With the Doha global trade talks stalled by US and European discord over agriculture, US lawmakers are warning that domestic political support for the round could be jeopardised if the Hong Kong ministerial meeting next week focuses exclusively on the narrow demands from a few developing countries.

In a strongly worded letter this week to Rob Portman, the US trade representative, a group of senators led by moderate Democrat Dianne Feinstein of California demanded that he state publicly before the Hong Kong meeting that the US will not agree to any increase in visas for skilled professionals as part of the Doha talks. They warned that failure to do so could force them to oppose any final agreement.

The issue is a key one for India, which is under pressure from the US and the European Union to open its heavily protected market for manufacturing goods.

Kamal Nath, India's commerce and industry minister, said on Wednesday he would push the visas issue because of India's strong comparative advantage in services, and said he was disappointed in the response from developed countries.

Mr Portman told the Indian Chamber of Commerce last month that he was hopeful he could persuade the US Congress to agree to increase the number of temporary visas as part of the negotiations. In the previous Uruguay round agreement, the US agreed to bind its annual cap of 65,000 H-1B visas for skilled workers.

But the Senate letter warned that the US should not give India or other developing countries "any false hopes that the administration would be amenable at any time to agreeing to include, bind or modify US immigration policy in trade agreements". Opposition is equally strong in the House of Representatives, largely because of growing concerns over illegal immigration and border security since the September 11 2001 attacks.

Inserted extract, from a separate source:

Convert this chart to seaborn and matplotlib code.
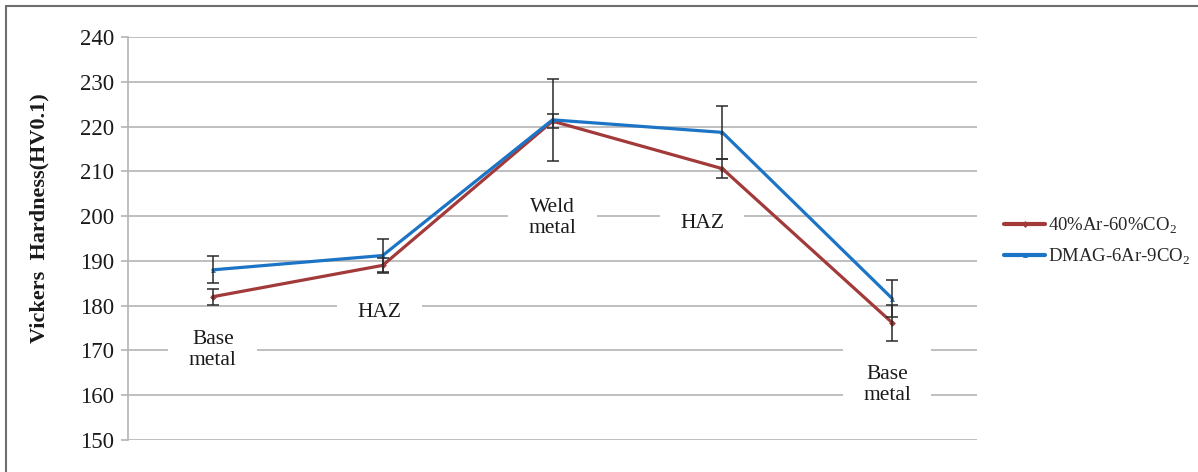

Mr Portman is also facing renewed opposition over the negotiations on cotton. Peter Mandelson, the EU trade commissioner, warned yesterday that the talks over cotton could become a flashpoint at Hong Kong.

African cotton producers have been pushing for a separate agreement that would reduce cotton subsidies by the US and other countries. But Saxby Chambliss, the Republican chairman of the Senate agriculture committee, warned in a statement this week that "the continued focus on cotton without an underlying agreement on agriculture and substantial and meaningful market access commitments will not find support in the US Congress".

Mr Portman has tried to address the concerns of the African countries without triggering a backlash from the powerful US cotton industry. He said in Geneva last week that the US had taken significant steps towards reducing its cotton subsidies and was assisting cotton growers in west Africa.

He said there was already an agreement to "deal with the cotton issue in an ambitious, expeditious and specific way, but that it will be part of the agriculture negotiations".

US textile companies and their congressional allies are also rallying against any quick movement to lift all quotas and tariffs on the poorest countries. That initiative is favoured by the EU, which has already removed most barriers to the poorest countries under its "Everything But Arms" initiative.

The US industry, which has fought successfully for quotas on Chinese imports, opposes the scheme because it would further open the US market to some large clothes- producing countries, particularly Bangladesh.